▶ _EXERCISE OBJECTIVE_
Can you output the material exactly as written, minus any pictures it holds?

▶ _SUPPLIED INFORMATION_
-- Begin --

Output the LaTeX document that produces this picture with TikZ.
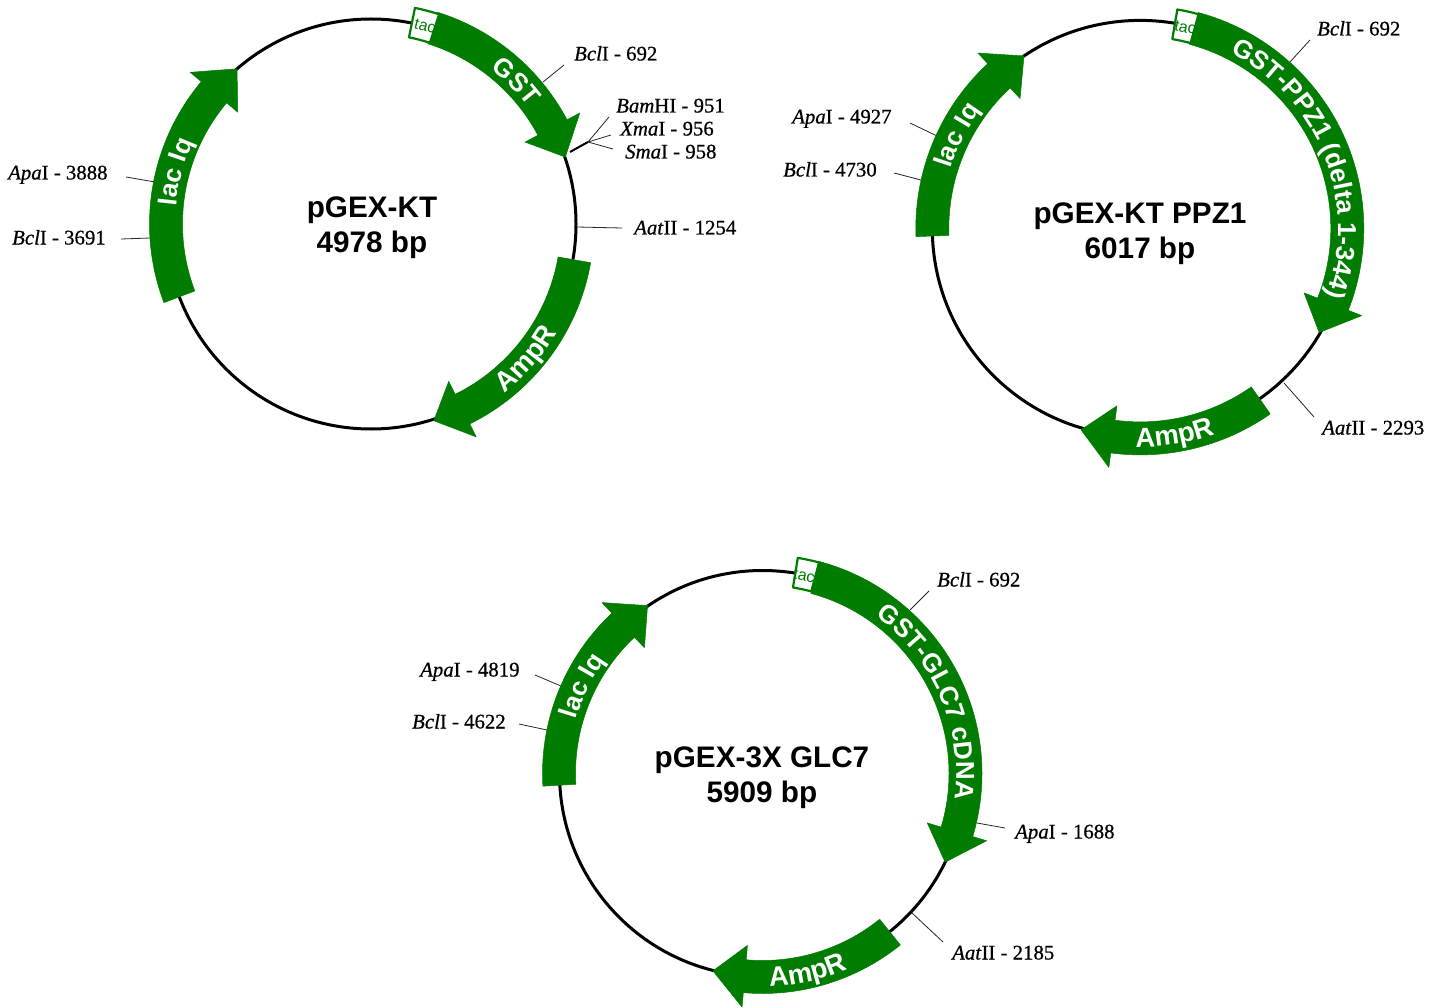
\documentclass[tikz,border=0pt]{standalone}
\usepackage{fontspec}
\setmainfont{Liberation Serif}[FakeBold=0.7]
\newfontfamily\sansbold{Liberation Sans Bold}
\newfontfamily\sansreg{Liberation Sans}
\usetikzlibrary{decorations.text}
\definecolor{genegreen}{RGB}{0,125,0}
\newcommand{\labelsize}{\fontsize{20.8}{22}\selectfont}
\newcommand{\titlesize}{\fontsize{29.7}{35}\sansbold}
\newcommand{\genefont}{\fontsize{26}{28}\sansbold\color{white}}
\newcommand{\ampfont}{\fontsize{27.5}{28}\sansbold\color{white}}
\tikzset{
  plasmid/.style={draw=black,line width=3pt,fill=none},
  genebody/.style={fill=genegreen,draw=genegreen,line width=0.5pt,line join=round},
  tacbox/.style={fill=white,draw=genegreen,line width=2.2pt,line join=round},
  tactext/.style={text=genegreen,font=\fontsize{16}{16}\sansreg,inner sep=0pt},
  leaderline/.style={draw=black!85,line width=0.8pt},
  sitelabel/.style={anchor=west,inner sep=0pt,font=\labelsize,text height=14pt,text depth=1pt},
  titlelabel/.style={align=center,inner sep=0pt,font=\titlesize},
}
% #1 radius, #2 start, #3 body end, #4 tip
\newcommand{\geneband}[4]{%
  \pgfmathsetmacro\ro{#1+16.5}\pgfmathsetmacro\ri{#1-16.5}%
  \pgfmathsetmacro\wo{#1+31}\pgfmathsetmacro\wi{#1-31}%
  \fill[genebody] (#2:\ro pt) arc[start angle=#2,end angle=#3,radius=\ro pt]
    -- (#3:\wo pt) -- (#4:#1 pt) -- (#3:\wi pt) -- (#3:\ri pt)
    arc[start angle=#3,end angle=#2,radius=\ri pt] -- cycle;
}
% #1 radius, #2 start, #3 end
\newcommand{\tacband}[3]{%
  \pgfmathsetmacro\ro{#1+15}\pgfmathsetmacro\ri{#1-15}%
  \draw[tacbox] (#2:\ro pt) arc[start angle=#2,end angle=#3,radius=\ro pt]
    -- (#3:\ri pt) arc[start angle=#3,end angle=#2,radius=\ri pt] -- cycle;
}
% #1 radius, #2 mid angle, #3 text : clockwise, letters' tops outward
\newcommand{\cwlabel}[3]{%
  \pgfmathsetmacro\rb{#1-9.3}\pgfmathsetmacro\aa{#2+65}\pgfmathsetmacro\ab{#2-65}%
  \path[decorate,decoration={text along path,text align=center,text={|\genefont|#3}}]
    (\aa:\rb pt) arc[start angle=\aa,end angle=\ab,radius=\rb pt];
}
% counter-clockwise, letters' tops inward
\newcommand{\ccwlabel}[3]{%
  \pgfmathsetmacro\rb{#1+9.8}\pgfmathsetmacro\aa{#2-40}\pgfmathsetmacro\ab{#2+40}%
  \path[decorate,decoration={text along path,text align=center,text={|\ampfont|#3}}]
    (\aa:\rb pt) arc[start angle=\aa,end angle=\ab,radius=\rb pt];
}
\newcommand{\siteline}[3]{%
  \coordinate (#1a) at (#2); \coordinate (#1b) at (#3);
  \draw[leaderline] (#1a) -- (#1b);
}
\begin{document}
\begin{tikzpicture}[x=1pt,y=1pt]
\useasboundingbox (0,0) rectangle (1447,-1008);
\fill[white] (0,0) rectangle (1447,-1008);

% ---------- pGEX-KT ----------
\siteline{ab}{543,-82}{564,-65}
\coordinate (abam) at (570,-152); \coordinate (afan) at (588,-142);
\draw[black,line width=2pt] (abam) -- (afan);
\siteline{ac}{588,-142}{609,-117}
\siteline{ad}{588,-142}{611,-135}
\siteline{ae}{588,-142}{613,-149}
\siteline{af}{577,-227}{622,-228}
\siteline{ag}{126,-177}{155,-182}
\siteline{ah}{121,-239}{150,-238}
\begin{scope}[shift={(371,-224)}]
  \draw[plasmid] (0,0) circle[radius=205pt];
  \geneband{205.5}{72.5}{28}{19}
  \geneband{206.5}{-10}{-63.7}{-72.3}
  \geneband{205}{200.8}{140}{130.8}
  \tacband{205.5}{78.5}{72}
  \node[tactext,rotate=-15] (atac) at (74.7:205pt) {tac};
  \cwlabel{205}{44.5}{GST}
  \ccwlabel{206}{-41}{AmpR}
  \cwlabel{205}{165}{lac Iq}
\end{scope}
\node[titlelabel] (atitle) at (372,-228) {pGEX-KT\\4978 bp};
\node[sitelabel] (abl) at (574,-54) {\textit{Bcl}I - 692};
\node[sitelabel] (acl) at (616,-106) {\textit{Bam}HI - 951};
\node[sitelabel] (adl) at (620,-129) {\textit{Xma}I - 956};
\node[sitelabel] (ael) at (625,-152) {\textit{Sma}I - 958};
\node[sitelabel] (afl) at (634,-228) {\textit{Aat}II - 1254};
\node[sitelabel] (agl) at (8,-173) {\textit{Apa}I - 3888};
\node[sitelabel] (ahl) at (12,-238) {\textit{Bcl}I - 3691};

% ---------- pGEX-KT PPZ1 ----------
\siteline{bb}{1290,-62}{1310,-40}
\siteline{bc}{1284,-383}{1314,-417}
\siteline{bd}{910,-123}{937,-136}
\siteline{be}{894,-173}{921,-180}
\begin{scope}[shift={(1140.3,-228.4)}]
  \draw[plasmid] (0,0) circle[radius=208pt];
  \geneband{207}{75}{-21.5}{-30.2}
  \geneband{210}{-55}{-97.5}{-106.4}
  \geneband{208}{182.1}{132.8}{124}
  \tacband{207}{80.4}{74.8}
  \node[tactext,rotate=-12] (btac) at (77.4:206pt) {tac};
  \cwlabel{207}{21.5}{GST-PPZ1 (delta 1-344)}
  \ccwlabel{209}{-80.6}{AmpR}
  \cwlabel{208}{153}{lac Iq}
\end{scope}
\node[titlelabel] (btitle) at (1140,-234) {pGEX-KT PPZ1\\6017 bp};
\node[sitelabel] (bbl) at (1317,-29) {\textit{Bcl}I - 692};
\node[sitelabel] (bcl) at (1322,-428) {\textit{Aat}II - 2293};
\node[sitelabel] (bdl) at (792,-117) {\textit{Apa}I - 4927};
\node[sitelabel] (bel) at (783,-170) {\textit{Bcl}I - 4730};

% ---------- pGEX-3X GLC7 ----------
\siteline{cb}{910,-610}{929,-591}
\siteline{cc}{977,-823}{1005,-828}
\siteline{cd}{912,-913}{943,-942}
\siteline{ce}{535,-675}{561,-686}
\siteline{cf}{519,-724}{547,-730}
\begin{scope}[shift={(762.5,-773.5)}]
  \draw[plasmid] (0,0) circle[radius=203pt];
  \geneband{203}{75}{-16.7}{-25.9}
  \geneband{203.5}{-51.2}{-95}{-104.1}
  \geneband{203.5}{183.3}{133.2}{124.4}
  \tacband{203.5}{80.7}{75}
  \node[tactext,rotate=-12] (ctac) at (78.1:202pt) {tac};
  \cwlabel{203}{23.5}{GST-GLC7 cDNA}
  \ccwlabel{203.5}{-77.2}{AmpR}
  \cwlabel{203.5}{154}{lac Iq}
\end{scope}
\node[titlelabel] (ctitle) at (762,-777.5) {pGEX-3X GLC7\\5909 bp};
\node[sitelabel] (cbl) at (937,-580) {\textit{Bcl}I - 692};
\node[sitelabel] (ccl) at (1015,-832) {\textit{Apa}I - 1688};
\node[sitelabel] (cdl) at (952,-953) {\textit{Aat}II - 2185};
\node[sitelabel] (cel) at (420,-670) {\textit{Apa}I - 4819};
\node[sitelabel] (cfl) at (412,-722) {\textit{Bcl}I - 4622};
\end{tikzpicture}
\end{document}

-- End --

▶ _TASK ANSWER_
Output the LaTeX document that produces this picture with TikZ.
\documentclass[tikz,border=0pt]{standalone}
\usepackage{fontspec}
\setmainfont{Liberation Serif}[FakeBold=0.7]
\newfontfamily\sansbold{Liberation Sans Bold}
\newfontfamily\sansreg{Liberation Sans}
\usetikzlibrary{decorations.text}
\definecolor{genegreen}{RGB}{0,125,0}
\newcommand{\labelsize}{\fontsize{20.8}{22}\selectfont}
\newcommand{\titlesize}{\fontsize{29.7}{35}\sansbold}
\newcommand{\genefont}{\fontsize{26}{28}\sansbold\color{white}}
\newcommand{\ampfont}{\fontsize{27.5}{28}\sansbold\color{white}}
\tikzset{
  plasmid/.style={draw=black,line width=3pt,fill=none},
  genebody/.style={fill=genegreen,draw=genegreen,line width=0.5pt,line join=round},
  tacbox/.style={fill=white,draw=genegreen,line width=2.2pt,line join=round},
  tactext/.style={text=genegreen,font=\fontsize{16}{16}\sansreg,inner sep=0pt},
  leaderline/.style={draw=black!85,line width=0.8pt},
  sitelabel/.style={anchor=west,inner sep=0pt,font=\labelsize,text height=14pt,text depth=1pt},
  titlelabel/.style={align=center,inner sep=0pt,font=\titlesize},
}
% #1 radius, #2 start, #3 body end, #4 tip
\newcommand{\geneband}[4]{%
  \pgfmathsetmacro\ro{#1+16.5}\pgfmathsetmacro\ri{#1-16.5}%
  \pgfmathsetmacro\wo{#1+31}\pgfmathsetmacro\wi{#1-31}%
  \fill[genebody] (#2:\ro pt) arc[start angle=#2,end angle=#3,radius=\ro pt]
    -- (#3:\wo pt) -- (#4:#1 pt) -- (#3:\wi pt) -- (#3:\ri pt)
    arc[start angle=#3,end angle=#2,radius=\ri pt] -- cycle;
}
% #1 radius, #2 start, #3 end
\newcommand{\tacband}[3]{%
  \pgfmathsetmacro\ro{#1+15}\pgfmathsetmacro\ri{#1-15}%
  \draw[tacbox] (#2:\ro pt) arc[start angle=#2,end angle=#3,radius=\ro pt]
    -- (#3:\ri pt) arc[start angle=#3,end angle=#2,radius=\ri pt] -- cycle;
}
% #1 radius, #2 mid angle, #3 text : clockwise, letters' tops outward
\newcommand{\cwlabel}[3]{%
  \pgfmathsetmacro\rb{#1-9.3}\pgfmathsetmacro\aa{#2+65}\pgfmathsetmacro\ab{#2-65}%
  \path[decorate,decoration={text along path,text align=center,text={|\genefont|#3}}]
    (\aa:\rb pt) arc[start angle=\aa,end angle=\ab,radius=\rb pt];
}
% counter-clockwise, letters' tops inward
\newcommand{\ccwlabel}[3]{%
  \pgfmathsetmacro\rb{#1+9.8}\pgfmathsetmacro\aa{#2-40}\pgfmathsetmacro\ab{#2+40}%
  \path[decorate,decoration={text along path,text align=center,text={|\ampfont|#3}}]
    (\aa:\rb pt) arc[start angle=\aa,end angle=\ab,radius=\rb pt];
}
\newcommand{\siteline}[3]{%
  \coordinate (#1a) at (#2); \coordinate (#1b) at (#3);
  \draw[leaderline] (#1a) -- (#1b);
}
\begin{document}
\begin{tikzpicture}[x=1pt,y=1pt]
\useasboundingbox (0,0) rectangle (1447,-1008);
\fill[white] (0,0) rectangle (1447,-1008);

% ---------- pGEX-KT ----------
\siteline{ab}{543,-82}{564,-65}
\coordinate (abam) at (570,-152); \coordinate (afan) at (588,-142);
\draw[black,line width=2pt] (abam) -- (afan);
\siteline{ac}{588,-142}{609,-117}
\siteline{ad}{588,-142}{611,-135}
\siteline{ae}{588,-142}{613,-149}
\siteline{af}{577,-227}{622,-228}
\siteline{ag}{126,-177}{155,-182}
\siteline{ah}{121,-239}{150,-238}
\begin{scope}[shift={(371,-224)}]
  \draw[plasmid] (0,0) circle[radius=205pt];
  \geneband{205.5}{72.5}{28}{19}
  \geneband{206.5}{-10}{-63.7}{-72.3}
  \geneband{205}{200.8}{140}{130.8}
  \tacband{205.5}{78.5}{72}
  \node[tactext,rotate=-15] (atac) at (74.7:205pt) {tac};
  \cwlabel{205}{44.5}{GST}
  \ccwlabel{206}{-41}{AmpR}
  \cwlabel{205}{165}{lac Iq}
\end{scope}
\node[titlelabel] (atitle) at (372,-228) {pGEX-KT\\4978 bp};
\node[sitelabel] (abl) at (574,-54) {\textit{Bcl}I - 692};
\node[sitelabel] (acl) at (616,-106) {\textit{Bam}HI - 951};
\node[sitelabel] (adl) at (620,-129) {\textit{Xma}I - 956};
\node[sitelabel] (ael) at (625,-152) {\textit{Sma}I - 958};
\node[sitelabel] (afl) at (634,-228) {\textit{Aat}II - 1254};
\node[sitelabel] (agl) at (8,-173) {\textit{Apa}I - 3888};
\node[sitelabel] (ahl) at (12,-238) {\textit{Bcl}I - 3691};

% ---------- pGEX-KT PPZ1 ----------
\siteline{bb}{1290,-62}{1310,-40}
\siteline{bc}{1284,-383}{1314,-417}
\siteline{bd}{910,-123}{937,-136}
\siteline{be}{894,-173}{921,-180}
\begin{scope}[shift={(1140.3,-228.4)}]
  \draw[plasmid] (0,0) circle[radius=208pt];
  \geneband{207}{75}{-21.5}{-30.2}
  \geneband{210}{-55}{-97.5}{-106.4}
  \geneband{208}{182.1}{132.8}{124}
  \tacband{207}{80.4}{74.8}
  \node[tactext,rotate=-12] (btac) at (77.4:206pt) {tac};
  \cwlabel{207}{21.5}{GST-PPZ1 (delta 1-344)}
  \ccwlabel{209}{-80.6}{AmpR}
  \cwlabel{208}{153}{lac Iq}
\end{scope}
\node[titlelabel] (btitle) at (1140,-234) {pGEX-KT PPZ1\\6017 bp};
\node[sitelabel] (bbl) at (1317,-29) {\textit{Bcl}I - 692};
\node[sitelabel] (bcl) at (1322,-428) {\textit{Aat}II - 2293};
\node[sitelabel] (bdl) at (792,-117) {\textit{Apa}I - 4927};
\node[sitelabel] (bel) at (783,-170) {\textit{Bcl}I - 4730};

% ---------- pGEX-3X GLC7 ----------
\siteline{cb}{910,-610}{929,-591}
\siteline{cc}{977,-823}{1005,-828}
\siteline{cd}{912,-913}{943,-942}
\siteline{ce}{535,-675}{561,-686}
\siteline{cf}{519,-724}{547,-730}
\begin{scope}[shift={(762.5,-773.5)}]
  \draw[plasmid] (0,0) circle[radius=203pt];
  \geneband{203}{75}{-16.7}{-25.9}
  \geneband{203.5}{-51.2}{-95}{-104.1}
  \geneband{203.5}{183.3}{133.2}{124.4}
  \tacband{203.5}{80.7}{75}
  \node[tactext,rotate=-12] (ctac) at (78.1:202pt) {tac};
  \cwlabel{203}{23.5}{GST-GLC7 cDNA}
  \ccwlabel{203.5}{-77.2}{AmpR}
  \cwlabel{203.5}{154}{lac Iq}
\end{scope}
\node[titlelabel] (ctitle) at (762,-777.5) {pGEX-3X GLC7\\5909 bp};
\node[sitelabel] (cbl) at (937,-580) {\textit{Bcl}I - 692};
\node[sitelabel] (ccl) at (1015,-832) {\textit{Apa}I - 1688};
\node[sitelabel] (cdl) at (952,-953) {\textit{Aat}II - 2185};
\node[sitelabel] (cel) at (420,-670) {\textit{Apa}I - 4819};
\node[sitelabel] (cfl) at (412,-722) {\textit{Bcl}I - 4622};
\end{tikzpicture}
\end{document}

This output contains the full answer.